Find the lines holding "this" and copy them.

Dataset records -
· · · · · · ·

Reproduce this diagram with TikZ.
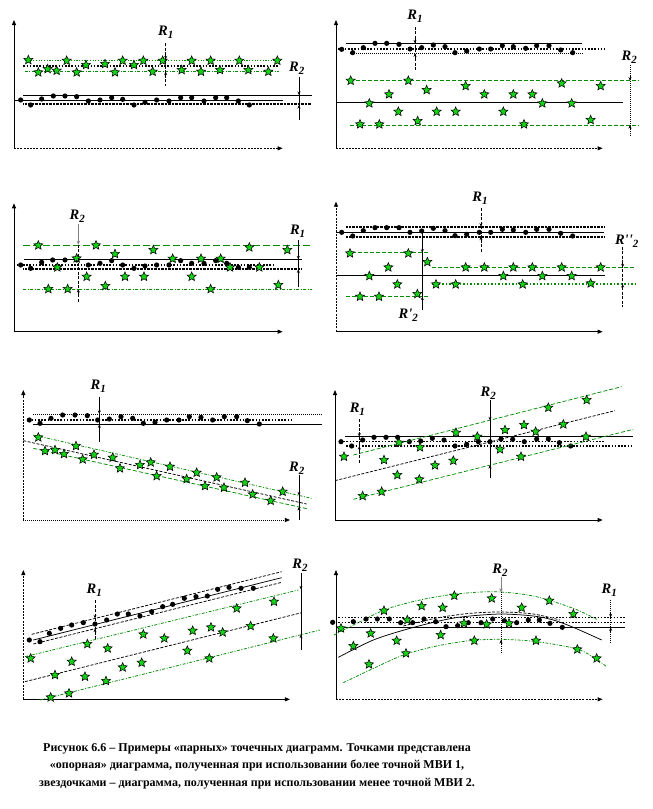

· · · · · · ·

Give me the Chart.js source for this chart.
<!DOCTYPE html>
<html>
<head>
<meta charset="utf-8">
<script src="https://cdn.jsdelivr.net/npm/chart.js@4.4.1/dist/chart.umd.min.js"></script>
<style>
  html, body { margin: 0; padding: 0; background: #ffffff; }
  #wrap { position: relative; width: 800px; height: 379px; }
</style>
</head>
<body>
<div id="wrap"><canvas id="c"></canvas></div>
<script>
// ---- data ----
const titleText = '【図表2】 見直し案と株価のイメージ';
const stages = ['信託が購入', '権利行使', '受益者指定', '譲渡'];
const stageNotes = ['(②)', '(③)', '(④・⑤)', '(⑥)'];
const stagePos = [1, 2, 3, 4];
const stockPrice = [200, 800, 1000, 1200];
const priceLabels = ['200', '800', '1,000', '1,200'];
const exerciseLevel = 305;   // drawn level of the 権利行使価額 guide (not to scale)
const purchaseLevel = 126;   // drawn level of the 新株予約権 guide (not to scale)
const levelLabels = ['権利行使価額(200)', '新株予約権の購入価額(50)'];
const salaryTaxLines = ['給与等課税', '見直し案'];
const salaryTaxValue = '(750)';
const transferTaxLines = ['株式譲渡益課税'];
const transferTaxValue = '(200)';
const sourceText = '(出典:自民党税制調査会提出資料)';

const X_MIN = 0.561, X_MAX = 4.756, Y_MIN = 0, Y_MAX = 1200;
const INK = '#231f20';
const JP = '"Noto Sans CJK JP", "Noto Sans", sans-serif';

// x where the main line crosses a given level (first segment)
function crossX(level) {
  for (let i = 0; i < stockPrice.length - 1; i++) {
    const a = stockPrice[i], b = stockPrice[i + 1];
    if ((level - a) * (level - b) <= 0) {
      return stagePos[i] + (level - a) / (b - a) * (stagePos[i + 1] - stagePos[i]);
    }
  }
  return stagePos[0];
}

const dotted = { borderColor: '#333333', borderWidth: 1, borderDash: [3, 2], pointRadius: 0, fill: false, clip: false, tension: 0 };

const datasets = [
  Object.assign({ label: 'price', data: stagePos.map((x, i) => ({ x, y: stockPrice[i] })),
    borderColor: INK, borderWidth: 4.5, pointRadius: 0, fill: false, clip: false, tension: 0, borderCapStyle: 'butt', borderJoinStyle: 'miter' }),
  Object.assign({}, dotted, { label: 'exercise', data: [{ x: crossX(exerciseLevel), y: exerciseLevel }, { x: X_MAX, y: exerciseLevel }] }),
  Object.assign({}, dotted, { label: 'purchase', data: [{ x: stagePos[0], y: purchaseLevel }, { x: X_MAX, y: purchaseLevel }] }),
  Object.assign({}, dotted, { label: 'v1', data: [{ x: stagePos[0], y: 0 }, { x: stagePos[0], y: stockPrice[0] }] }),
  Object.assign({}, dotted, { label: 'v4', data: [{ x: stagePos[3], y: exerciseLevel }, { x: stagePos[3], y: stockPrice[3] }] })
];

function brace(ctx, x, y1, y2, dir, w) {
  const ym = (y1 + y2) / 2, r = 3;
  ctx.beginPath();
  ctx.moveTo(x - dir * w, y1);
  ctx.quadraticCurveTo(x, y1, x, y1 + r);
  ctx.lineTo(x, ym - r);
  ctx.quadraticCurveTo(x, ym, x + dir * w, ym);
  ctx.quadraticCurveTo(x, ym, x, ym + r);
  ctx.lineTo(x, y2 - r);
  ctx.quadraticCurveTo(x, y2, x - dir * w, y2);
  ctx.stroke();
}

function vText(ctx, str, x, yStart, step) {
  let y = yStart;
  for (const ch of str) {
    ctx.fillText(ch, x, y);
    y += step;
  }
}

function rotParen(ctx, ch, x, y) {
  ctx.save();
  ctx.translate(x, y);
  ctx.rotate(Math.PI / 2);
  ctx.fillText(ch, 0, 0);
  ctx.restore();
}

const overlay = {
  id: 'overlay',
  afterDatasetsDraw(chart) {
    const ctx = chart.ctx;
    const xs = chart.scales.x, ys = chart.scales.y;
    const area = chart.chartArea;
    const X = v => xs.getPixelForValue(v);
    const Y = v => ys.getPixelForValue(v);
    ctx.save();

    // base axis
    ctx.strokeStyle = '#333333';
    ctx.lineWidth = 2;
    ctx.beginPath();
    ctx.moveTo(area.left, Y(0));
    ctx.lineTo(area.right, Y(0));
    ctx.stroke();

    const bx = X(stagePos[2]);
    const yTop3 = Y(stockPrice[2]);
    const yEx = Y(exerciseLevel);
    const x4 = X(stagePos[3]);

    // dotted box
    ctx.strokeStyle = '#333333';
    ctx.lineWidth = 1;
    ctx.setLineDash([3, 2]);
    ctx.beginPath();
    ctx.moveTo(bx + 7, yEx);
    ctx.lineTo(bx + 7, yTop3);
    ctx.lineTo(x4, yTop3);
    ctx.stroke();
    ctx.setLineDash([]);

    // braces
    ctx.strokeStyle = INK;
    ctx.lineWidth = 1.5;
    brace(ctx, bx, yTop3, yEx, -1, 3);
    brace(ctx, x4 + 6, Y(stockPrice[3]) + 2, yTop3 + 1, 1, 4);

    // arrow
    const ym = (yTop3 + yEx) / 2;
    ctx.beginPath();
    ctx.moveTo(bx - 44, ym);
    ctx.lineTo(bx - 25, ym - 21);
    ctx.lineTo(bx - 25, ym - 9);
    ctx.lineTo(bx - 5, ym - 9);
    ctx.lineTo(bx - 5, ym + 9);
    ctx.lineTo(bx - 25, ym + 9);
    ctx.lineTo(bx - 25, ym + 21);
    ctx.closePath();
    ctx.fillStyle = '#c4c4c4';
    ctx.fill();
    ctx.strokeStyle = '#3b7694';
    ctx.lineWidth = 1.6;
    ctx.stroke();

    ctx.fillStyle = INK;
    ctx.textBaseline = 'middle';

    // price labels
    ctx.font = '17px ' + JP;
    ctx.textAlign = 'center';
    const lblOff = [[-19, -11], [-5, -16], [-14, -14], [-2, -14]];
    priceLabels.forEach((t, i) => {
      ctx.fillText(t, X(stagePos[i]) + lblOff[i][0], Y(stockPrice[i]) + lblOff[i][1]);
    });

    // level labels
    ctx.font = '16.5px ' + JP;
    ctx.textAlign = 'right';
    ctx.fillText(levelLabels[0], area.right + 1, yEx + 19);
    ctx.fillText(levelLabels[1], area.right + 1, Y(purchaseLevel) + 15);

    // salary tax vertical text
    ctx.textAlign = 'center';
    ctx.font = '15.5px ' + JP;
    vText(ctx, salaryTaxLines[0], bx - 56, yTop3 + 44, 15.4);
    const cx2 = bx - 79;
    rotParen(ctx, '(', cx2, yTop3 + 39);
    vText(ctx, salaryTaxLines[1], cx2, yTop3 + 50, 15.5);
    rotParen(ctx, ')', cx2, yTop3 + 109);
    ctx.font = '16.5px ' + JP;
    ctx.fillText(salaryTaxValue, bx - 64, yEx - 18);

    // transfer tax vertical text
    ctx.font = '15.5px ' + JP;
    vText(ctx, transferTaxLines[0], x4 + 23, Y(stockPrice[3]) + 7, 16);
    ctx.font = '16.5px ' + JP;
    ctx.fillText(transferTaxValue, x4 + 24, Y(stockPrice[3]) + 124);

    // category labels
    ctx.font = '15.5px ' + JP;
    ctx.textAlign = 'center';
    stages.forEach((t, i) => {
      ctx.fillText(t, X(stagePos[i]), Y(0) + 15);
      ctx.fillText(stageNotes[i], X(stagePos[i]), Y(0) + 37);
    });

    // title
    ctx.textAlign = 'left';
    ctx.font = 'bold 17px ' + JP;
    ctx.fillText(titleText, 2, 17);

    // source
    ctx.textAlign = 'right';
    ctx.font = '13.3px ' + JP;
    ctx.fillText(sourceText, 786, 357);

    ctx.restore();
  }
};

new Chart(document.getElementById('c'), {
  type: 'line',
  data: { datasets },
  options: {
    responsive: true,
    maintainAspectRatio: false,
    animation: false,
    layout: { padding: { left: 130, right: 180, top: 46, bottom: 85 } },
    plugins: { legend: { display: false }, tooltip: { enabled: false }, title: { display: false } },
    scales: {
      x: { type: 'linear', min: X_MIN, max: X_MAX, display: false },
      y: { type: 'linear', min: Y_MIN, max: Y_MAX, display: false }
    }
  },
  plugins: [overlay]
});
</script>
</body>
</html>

· · · · · · ·

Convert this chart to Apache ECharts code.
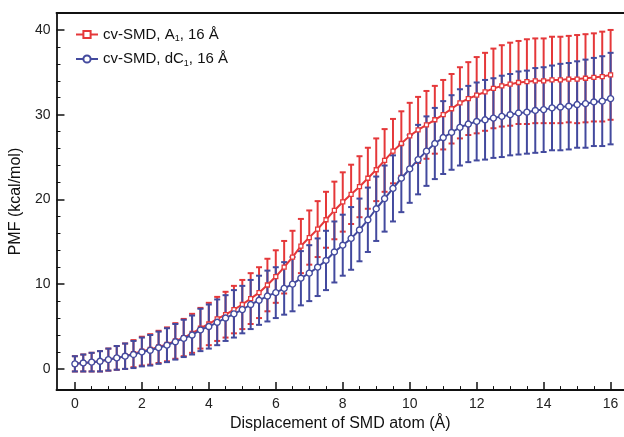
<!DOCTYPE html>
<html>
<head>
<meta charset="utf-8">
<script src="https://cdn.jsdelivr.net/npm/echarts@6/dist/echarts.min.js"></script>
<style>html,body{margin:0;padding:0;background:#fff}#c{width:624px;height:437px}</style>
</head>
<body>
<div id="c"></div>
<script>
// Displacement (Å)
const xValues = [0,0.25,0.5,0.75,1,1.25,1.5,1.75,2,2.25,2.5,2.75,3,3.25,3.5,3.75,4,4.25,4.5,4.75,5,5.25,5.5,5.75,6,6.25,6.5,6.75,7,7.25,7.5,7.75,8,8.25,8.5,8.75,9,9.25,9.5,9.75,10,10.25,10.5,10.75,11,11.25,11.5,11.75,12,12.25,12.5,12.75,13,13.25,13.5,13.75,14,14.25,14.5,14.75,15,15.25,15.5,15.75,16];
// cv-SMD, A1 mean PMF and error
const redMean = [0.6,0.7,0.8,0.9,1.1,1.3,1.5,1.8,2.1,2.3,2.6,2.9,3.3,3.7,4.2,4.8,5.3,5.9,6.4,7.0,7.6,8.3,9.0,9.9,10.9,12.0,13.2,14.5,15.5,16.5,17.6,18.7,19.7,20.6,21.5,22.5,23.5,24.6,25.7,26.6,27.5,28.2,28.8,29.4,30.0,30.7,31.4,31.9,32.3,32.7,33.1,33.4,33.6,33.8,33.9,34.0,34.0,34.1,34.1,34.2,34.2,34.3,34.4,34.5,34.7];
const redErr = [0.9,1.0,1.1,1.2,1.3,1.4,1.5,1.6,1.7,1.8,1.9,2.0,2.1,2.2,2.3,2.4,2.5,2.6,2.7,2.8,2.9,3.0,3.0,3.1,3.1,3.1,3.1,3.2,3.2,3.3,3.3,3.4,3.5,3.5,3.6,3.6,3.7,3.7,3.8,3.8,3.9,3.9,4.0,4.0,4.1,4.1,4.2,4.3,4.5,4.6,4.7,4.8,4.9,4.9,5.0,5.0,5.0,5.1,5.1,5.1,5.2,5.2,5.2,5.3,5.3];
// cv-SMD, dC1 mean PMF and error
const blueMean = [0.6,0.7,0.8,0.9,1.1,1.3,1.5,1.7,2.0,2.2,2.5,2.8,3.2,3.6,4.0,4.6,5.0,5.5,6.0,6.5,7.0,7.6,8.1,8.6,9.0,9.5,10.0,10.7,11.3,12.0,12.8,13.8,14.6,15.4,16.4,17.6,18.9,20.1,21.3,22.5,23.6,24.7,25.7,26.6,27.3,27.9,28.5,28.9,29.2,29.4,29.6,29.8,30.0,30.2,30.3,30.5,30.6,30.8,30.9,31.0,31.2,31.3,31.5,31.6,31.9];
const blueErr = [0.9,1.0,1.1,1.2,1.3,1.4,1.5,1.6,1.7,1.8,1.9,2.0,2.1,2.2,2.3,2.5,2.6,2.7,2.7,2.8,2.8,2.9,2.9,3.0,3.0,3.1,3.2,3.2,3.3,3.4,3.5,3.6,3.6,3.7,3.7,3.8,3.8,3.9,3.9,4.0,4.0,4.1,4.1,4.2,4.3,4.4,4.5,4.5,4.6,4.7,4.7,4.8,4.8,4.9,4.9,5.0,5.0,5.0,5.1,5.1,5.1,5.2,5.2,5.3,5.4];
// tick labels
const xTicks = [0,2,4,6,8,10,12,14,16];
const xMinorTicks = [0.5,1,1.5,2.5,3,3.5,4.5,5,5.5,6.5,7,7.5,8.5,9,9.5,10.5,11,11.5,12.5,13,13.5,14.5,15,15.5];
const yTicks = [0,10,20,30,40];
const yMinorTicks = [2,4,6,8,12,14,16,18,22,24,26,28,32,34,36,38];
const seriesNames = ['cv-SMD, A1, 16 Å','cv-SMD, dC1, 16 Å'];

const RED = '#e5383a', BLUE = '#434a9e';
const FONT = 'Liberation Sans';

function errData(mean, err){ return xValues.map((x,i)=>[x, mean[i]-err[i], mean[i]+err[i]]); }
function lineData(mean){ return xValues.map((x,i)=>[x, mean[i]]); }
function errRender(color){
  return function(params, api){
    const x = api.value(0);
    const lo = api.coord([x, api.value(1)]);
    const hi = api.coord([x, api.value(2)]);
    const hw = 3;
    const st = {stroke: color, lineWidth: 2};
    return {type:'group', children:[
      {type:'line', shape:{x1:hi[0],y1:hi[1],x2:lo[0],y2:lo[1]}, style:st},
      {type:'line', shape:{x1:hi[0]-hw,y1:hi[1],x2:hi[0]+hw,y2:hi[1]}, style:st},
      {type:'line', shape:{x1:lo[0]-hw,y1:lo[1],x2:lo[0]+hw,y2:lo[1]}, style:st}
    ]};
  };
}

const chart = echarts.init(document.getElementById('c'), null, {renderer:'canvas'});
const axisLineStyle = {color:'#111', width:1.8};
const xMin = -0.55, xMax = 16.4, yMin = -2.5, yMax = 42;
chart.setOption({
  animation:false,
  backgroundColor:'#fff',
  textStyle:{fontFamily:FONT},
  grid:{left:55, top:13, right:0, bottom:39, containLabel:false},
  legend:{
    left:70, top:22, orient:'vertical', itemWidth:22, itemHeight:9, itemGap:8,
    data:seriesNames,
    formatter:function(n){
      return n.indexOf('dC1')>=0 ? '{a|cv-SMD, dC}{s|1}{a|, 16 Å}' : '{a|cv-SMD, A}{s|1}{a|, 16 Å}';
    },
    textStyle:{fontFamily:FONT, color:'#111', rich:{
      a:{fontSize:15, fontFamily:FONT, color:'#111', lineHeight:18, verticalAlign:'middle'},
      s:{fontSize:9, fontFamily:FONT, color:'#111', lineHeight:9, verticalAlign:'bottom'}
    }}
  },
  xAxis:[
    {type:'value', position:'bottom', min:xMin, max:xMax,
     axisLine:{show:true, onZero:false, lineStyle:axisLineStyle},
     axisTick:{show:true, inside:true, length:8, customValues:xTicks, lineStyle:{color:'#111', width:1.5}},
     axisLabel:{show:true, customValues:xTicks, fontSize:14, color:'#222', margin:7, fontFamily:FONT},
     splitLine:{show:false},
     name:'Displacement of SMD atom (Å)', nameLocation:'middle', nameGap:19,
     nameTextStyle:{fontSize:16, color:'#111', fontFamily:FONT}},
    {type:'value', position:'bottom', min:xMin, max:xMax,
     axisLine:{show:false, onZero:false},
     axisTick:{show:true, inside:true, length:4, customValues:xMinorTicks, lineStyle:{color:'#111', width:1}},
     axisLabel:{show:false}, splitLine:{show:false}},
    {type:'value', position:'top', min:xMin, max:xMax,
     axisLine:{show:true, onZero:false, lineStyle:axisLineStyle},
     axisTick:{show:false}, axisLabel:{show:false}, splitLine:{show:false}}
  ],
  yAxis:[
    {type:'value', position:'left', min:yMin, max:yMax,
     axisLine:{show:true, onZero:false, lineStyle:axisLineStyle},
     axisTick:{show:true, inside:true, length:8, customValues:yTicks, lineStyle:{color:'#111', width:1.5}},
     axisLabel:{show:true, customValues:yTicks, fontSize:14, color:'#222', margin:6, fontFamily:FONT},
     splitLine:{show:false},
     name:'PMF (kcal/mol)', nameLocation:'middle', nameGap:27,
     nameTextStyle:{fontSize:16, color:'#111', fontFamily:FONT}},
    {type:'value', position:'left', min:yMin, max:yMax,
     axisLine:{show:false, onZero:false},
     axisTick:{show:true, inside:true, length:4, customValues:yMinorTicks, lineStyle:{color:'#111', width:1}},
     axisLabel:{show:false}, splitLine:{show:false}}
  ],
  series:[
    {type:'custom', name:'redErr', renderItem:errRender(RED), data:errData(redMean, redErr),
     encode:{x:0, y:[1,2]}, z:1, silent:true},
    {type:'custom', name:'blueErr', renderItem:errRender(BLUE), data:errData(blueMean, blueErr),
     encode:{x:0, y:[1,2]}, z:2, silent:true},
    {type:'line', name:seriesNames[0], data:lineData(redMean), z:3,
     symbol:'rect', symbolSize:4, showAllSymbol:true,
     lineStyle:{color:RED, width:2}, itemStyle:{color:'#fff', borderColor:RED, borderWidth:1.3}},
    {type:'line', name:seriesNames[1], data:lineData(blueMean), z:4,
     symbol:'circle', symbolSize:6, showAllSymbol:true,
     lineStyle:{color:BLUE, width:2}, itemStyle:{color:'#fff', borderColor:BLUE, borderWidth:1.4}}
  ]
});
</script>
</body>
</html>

· · · · · · ·

Worked solution -
Reproduce this diagram with TikZ.
Give me the Chart.js source for this chart.
Convert this chart to Apache ECharts code.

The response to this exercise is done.